TASK TO COMPLETE
Only the lines from the one containing "Write a LaTeX" through the one containing "(imp) at (373,417)" should be duplicated, exactly as they appear. Pictures are to be left out.

RECORDS
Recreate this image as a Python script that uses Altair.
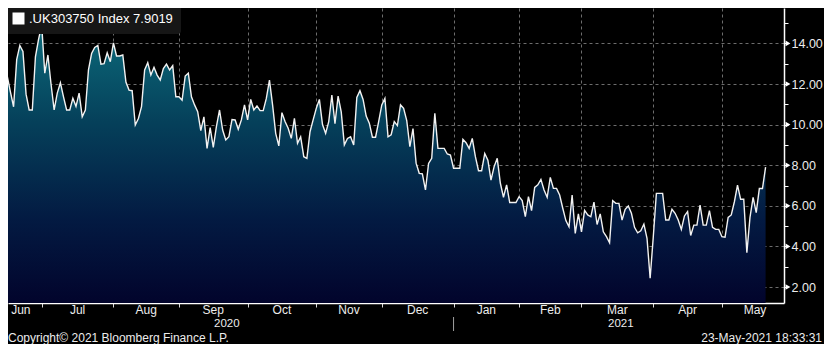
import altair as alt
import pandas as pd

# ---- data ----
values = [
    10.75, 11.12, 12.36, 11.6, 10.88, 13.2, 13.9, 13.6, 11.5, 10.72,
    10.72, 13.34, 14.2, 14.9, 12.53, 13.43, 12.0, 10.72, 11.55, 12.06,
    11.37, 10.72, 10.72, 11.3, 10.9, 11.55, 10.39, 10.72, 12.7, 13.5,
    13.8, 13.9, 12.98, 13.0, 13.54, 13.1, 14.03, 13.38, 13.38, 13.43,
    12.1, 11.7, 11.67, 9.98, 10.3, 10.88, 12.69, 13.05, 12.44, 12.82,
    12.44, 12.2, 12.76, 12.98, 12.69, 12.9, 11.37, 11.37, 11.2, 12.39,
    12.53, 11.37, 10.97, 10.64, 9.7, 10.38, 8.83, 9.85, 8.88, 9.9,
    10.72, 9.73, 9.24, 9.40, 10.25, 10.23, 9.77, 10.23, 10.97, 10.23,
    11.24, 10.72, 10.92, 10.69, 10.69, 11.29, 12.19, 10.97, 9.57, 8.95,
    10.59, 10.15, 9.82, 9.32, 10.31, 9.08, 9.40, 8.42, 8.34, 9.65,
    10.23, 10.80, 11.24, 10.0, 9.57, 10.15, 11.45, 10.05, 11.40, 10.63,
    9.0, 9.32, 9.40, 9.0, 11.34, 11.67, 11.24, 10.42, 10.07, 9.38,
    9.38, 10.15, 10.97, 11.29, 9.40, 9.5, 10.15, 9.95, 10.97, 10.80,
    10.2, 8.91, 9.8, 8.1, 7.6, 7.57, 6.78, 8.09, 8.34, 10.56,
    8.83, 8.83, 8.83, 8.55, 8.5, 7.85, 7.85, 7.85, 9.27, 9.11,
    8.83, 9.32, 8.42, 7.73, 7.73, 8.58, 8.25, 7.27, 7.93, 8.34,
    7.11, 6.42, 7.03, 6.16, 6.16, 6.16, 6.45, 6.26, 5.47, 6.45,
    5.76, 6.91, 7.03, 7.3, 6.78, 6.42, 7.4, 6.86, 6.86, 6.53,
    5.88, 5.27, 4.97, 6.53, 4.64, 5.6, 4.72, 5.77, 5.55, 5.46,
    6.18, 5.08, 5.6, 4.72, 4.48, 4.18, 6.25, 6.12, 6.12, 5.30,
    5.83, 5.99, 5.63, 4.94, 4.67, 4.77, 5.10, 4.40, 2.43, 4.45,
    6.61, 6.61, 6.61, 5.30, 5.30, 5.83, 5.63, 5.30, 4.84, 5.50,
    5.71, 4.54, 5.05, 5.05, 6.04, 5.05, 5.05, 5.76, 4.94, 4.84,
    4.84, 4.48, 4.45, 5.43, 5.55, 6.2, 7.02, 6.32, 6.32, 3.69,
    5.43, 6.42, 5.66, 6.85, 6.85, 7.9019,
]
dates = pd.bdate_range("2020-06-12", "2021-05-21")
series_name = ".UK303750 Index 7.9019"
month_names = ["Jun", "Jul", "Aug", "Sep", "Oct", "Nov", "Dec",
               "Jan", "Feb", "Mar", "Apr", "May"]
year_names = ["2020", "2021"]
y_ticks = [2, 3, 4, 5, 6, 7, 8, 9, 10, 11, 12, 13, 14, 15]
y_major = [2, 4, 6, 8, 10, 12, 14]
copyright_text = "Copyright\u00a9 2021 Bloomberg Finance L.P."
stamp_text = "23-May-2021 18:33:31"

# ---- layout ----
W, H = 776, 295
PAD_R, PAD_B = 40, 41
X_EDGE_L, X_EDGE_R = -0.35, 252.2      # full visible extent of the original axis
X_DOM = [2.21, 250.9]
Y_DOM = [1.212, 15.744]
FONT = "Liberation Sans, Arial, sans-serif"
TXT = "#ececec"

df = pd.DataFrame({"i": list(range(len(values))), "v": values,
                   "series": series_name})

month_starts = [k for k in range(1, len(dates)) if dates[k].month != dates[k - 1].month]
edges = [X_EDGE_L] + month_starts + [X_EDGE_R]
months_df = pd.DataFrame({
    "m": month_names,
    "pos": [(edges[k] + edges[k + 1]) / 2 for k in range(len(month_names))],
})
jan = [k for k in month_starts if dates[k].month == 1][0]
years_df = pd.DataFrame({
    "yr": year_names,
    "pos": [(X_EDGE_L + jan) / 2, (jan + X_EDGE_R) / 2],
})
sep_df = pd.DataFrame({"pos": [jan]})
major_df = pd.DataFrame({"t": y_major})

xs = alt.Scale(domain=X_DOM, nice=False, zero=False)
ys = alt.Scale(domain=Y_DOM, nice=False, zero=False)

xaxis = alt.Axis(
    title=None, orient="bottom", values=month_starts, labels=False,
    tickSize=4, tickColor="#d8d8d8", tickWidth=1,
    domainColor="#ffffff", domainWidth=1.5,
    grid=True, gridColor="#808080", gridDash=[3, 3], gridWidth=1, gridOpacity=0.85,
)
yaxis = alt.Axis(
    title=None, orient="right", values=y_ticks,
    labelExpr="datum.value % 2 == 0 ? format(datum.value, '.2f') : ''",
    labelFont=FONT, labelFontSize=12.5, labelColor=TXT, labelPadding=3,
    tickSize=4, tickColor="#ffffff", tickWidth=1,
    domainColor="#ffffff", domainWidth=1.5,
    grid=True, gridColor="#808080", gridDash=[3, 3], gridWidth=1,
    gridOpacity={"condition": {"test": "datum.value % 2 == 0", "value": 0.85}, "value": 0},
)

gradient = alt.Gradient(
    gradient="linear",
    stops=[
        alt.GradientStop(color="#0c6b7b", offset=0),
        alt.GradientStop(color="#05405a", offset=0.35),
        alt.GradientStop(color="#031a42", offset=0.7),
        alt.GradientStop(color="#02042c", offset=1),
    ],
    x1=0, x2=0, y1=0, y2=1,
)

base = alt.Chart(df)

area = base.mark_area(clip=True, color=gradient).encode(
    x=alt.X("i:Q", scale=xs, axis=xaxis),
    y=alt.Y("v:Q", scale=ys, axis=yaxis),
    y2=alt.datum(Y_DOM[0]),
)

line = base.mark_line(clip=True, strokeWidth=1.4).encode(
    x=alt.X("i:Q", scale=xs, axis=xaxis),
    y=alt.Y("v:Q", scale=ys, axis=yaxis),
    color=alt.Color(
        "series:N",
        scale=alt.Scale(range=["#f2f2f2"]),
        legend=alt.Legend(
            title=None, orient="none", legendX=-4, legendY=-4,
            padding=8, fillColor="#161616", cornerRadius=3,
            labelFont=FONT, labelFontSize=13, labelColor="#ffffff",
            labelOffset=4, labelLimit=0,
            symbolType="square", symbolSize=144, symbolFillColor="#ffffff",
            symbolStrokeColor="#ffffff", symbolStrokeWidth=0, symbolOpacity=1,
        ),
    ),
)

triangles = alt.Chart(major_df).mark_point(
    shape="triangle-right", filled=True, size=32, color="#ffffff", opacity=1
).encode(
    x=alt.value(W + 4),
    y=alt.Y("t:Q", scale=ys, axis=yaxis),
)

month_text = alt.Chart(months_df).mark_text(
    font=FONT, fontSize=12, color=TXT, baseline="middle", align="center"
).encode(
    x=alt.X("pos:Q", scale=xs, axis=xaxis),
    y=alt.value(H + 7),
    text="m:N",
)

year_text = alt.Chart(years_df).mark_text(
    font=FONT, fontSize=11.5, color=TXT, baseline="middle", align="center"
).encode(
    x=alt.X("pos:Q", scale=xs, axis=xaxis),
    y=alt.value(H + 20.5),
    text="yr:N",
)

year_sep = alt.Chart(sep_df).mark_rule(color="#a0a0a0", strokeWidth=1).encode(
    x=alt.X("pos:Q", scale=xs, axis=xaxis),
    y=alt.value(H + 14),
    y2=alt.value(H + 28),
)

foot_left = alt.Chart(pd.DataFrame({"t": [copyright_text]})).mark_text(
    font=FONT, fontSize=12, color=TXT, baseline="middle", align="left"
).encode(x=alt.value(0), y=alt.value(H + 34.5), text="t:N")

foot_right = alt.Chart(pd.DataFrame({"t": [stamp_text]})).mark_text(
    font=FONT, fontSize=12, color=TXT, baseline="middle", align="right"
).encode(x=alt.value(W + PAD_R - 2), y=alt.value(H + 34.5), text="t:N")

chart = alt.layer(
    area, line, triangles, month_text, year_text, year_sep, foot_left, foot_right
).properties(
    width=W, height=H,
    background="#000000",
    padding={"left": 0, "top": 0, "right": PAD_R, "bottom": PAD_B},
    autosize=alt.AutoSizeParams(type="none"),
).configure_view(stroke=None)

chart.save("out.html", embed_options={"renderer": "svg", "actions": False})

==

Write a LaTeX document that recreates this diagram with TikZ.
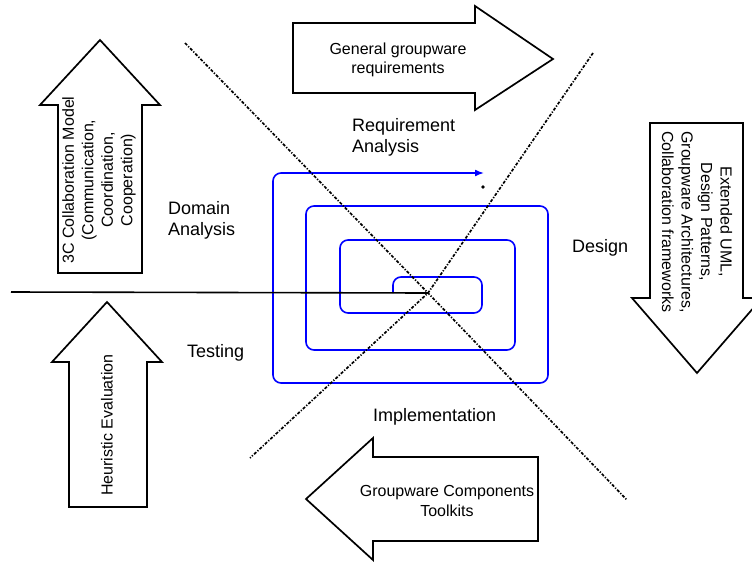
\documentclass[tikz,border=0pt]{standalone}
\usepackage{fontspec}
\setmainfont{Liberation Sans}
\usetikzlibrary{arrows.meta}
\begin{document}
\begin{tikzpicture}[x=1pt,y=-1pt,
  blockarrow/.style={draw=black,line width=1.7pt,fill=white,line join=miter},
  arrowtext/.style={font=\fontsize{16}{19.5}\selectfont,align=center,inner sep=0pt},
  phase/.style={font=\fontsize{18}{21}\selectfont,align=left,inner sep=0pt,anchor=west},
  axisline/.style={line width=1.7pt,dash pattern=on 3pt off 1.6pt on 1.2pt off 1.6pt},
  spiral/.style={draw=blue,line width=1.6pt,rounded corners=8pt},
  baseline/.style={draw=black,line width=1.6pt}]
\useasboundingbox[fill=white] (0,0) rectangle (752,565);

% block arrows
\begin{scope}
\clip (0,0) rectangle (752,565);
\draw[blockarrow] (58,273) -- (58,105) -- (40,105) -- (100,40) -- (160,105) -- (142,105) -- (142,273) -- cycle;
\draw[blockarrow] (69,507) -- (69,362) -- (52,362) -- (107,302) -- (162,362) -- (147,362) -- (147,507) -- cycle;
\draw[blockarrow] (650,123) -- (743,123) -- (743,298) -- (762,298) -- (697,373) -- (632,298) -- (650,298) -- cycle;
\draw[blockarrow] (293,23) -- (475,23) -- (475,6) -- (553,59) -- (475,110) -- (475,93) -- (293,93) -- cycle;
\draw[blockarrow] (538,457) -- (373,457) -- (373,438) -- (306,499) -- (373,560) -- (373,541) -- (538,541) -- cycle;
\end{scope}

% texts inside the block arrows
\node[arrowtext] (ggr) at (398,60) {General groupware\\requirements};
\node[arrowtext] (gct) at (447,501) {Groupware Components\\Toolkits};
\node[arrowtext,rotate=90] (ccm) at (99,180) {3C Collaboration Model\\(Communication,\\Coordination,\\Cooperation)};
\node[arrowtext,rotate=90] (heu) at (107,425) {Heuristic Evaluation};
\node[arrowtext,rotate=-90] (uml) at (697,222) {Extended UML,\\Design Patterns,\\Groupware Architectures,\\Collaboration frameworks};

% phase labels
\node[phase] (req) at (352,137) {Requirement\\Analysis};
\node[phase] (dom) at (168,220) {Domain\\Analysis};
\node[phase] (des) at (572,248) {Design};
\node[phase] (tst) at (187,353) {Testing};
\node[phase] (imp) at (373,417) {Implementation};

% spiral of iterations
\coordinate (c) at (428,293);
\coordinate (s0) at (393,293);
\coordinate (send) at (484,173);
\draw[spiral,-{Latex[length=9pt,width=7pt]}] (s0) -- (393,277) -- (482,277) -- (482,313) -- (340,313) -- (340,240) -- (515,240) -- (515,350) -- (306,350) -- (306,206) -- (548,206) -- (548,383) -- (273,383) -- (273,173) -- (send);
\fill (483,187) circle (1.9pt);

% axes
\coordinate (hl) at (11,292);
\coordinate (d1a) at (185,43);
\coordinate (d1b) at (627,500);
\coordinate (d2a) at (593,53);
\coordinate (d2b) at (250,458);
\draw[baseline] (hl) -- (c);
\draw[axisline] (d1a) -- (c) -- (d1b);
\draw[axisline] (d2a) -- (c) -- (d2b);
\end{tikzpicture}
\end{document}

REPLY
Write a LaTeX document that recreates this diagram with TikZ.
\documentclass[tikz,border=0pt]{standalone}
\usepackage{fontspec}
\setmainfont{Liberation Sans}
\usetikzlibrary{arrows.meta}
\begin{document}
\begin{tikzpicture}[x=1pt,y=-1pt,
  blockarrow/.style={draw=black,line width=1.7pt,fill=white,line join=miter},
  arrowtext/.style={font=\fontsize{16}{19.5}\selectfont,align=center,inner sep=0pt},
  phase/.style={font=\fontsize{18}{21}\selectfont,align=left,inner sep=0pt,anchor=west},
  axisline/.style={line width=1.7pt,dash pattern=on 3pt off 1.6pt on 1.2pt off 1.6pt},
  spiral/.style={draw=blue,line width=1.6pt,rounded corners=8pt},
  baseline/.style={draw=black,line width=1.6pt}]
\useasboundingbox[fill=white] (0,0) rectangle (752,565);

% block arrows
\begin{scope}
\clip (0,0) rectangle (752,565);
\draw[blockarrow] (58,273) -- (58,105) -- (40,105) -- (100,40) -- (160,105) -- (142,105) -- (142,273) -- cycle;
\draw[blockarrow] (69,507) -- (69,362) -- (52,362) -- (107,302) -- (162,362) -- (147,362) -- (147,507) -- cycle;
\draw[blockarrow] (650,123) -- (743,123) -- (743,298) -- (762,298) -- (697,373) -- (632,298) -- (650,298) -- cycle;
\draw[blockarrow] (293,23) -- (475,23) -- (475,6) -- (553,59) -- (475,110) -- (475,93) -- (293,93) -- cycle;
\draw[blockarrow] (538,457) -- (373,457) -- (373,438) -- (306,499) -- (373,560) -- (373,541) -- (538,541) -- cycle;
\end{scope}

% texts inside the block arrows
\node[arrowtext] (ggr) at (398,60) {General groupware\\requirements};
\node[arrowtext] (gct) at (447,501) {Groupware Components\\Toolkits};
\node[arrowtext,rotate=90] (ccm) at (99,180) {3C Collaboration Model\\(Communication,\\Coordination,\\Cooperation)};
\node[arrowtext,rotate=90] (heu) at (107,425) {Heuristic Evaluation};
\node[arrowtext,rotate=-90] (uml) at (697,222) {Extended UML,\\Design Patterns,\\Groupware Architectures,\\Collaboration frameworks};

% phase labels
\node[phase] (req) at (352,137) {Requirement\\Analysis};
\node[phase] (dom) at (168,220) {Domain\\Analysis};
\node[phase] (des) at (572,248) {Design};
\node[phase] (tst) at (187,353) {Testing};
\node[phase] (imp) at (373,417) {Implementation};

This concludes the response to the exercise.